> AVAILABLE RECORDS
— BEGIN —

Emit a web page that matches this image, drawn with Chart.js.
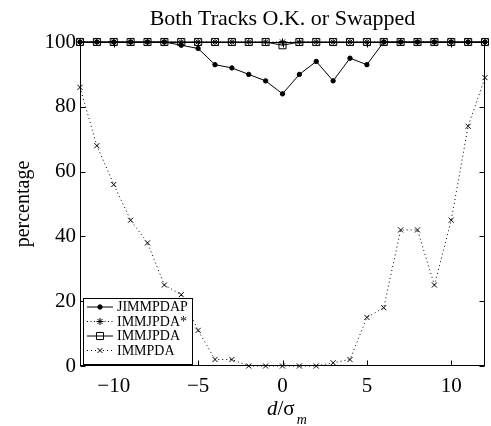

— END —
— BEGIN —

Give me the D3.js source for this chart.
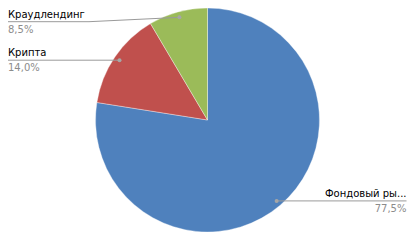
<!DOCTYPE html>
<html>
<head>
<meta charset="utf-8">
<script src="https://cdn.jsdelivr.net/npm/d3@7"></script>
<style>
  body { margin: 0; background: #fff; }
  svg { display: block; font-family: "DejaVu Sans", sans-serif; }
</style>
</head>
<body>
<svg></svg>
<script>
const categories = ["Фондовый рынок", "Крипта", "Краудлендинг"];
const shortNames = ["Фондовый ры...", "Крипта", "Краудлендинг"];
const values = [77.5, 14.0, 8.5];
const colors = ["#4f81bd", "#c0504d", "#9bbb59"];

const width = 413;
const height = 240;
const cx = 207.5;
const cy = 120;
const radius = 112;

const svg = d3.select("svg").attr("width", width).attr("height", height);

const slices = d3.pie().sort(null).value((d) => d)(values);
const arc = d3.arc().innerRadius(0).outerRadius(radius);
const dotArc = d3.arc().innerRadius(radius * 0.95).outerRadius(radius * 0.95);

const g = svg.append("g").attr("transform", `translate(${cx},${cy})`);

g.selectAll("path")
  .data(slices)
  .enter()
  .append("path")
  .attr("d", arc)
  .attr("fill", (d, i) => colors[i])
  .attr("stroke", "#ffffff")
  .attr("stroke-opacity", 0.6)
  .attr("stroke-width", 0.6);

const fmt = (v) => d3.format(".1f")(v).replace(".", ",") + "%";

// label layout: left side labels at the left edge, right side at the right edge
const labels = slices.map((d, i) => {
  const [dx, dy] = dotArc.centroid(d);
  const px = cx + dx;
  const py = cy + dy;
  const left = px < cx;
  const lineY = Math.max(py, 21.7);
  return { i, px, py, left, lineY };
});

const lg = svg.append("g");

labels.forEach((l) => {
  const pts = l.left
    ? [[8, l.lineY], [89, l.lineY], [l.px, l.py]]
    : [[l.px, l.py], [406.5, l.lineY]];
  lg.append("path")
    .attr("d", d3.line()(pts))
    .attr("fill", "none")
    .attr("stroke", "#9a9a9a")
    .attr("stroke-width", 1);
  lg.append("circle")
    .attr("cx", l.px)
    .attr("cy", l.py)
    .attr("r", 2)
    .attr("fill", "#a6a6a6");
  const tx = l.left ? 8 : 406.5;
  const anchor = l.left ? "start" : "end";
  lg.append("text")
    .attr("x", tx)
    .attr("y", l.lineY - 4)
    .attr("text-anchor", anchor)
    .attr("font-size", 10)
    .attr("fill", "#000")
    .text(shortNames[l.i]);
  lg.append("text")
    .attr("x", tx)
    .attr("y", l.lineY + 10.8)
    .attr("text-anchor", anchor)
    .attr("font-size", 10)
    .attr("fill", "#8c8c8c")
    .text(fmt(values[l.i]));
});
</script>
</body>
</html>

— END —
— BEGIN —

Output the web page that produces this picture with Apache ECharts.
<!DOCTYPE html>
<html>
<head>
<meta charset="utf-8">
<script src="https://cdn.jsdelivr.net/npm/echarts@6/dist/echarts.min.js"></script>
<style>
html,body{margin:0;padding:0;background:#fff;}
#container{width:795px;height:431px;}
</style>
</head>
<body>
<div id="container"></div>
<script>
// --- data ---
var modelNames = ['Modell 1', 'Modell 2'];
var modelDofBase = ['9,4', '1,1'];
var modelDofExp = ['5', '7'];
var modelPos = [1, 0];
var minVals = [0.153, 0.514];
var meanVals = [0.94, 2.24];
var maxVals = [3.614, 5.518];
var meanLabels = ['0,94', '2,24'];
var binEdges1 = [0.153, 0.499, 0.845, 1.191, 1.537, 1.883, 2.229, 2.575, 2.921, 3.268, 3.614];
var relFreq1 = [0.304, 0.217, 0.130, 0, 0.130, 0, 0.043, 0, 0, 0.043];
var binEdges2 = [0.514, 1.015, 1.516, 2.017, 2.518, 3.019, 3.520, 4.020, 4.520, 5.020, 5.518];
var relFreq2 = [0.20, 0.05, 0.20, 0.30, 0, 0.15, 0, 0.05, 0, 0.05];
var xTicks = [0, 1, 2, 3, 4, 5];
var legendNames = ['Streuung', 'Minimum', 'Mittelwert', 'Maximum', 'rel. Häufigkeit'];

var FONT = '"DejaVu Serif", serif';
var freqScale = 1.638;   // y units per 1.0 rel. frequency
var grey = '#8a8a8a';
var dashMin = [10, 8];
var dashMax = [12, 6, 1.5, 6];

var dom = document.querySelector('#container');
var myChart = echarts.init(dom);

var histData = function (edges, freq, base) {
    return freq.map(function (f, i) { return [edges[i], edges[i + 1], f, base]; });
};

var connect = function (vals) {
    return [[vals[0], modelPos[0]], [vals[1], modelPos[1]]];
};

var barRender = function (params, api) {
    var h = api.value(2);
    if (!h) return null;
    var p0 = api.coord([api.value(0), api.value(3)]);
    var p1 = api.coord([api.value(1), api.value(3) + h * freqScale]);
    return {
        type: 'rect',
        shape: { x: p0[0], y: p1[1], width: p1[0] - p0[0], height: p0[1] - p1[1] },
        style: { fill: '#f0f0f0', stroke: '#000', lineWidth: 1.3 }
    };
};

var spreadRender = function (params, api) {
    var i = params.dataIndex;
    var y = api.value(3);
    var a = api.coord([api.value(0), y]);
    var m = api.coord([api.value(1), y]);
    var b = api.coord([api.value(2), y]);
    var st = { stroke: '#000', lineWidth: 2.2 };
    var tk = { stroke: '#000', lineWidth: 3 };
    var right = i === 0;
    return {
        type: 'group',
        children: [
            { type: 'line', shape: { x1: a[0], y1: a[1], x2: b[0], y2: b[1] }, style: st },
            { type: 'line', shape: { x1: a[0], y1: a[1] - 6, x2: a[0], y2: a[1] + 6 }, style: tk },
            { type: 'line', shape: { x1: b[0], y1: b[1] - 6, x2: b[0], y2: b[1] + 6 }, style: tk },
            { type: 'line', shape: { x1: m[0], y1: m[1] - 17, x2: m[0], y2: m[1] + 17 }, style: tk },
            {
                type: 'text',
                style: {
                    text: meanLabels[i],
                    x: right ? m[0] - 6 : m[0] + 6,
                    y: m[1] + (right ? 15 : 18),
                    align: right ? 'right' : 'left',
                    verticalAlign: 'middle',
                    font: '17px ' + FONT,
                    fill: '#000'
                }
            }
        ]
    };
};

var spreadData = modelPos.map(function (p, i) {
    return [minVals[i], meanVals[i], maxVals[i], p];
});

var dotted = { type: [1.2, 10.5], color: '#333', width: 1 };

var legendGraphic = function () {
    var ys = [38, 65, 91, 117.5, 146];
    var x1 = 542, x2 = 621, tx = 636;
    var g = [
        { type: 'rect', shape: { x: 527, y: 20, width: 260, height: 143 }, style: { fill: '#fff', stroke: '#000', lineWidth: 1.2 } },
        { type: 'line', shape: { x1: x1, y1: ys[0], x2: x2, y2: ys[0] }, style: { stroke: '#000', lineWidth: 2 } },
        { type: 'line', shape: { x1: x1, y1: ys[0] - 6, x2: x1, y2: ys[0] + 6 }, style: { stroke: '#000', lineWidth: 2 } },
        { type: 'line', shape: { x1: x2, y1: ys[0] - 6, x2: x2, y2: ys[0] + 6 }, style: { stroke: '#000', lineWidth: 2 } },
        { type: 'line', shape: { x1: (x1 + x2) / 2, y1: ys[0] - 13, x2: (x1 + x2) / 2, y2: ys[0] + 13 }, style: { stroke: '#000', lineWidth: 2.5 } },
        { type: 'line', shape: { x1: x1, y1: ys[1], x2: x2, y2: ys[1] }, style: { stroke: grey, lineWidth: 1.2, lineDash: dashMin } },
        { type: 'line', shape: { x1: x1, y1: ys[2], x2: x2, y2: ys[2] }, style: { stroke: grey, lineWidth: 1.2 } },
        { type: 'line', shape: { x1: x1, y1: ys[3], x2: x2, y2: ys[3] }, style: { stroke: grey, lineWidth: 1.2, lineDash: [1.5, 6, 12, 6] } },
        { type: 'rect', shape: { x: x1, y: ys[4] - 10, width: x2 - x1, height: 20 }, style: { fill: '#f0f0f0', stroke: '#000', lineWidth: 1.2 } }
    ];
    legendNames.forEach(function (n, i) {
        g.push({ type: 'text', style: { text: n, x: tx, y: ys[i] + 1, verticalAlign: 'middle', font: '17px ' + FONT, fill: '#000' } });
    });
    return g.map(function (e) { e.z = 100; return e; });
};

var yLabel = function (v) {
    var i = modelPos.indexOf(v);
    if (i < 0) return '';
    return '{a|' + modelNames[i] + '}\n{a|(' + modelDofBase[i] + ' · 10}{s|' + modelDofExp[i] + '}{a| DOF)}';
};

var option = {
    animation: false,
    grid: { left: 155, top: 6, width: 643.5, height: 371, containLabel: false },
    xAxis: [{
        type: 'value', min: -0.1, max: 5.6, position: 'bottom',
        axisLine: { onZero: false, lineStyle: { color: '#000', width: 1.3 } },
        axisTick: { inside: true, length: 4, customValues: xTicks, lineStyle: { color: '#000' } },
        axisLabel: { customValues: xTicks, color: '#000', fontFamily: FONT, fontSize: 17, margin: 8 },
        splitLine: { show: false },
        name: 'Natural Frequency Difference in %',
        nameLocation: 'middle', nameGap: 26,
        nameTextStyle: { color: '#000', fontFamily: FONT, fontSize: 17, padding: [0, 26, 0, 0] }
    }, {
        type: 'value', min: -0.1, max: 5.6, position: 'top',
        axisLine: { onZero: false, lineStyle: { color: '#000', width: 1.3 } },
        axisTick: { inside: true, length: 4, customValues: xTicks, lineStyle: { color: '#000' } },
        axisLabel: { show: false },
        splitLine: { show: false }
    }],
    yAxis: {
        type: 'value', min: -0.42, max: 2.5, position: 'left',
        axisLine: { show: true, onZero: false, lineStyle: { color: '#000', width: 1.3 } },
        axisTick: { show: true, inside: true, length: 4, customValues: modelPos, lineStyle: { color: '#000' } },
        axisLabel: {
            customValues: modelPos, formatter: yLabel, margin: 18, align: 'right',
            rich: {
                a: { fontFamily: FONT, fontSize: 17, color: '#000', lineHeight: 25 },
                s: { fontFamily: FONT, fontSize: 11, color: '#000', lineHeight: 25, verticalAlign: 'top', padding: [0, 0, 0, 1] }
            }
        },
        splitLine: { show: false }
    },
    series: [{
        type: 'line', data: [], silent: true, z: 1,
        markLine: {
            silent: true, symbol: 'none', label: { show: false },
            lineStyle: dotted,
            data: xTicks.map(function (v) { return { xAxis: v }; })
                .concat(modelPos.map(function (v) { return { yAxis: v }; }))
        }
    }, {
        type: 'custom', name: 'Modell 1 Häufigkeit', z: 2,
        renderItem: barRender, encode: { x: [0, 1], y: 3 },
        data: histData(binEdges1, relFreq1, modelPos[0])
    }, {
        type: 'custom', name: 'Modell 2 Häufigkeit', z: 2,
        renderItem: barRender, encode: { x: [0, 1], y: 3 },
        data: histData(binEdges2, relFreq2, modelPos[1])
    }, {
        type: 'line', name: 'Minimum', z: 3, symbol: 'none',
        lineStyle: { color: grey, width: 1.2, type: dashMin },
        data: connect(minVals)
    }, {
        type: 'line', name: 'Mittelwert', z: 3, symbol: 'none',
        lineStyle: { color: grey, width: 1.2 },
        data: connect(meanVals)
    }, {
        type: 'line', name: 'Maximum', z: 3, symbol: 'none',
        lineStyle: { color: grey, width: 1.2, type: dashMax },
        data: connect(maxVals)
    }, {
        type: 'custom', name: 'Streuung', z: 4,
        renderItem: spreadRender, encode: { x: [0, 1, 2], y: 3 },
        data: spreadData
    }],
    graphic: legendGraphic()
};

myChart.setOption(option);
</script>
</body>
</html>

— END —

> WORK TO BE COMPLETED
List every line above that holds the word "page".

> TASK SOLUTION
Emit a web page that matches this image, drawn with Chart.js.
Output the web page that produces this picture with Apache ECharts.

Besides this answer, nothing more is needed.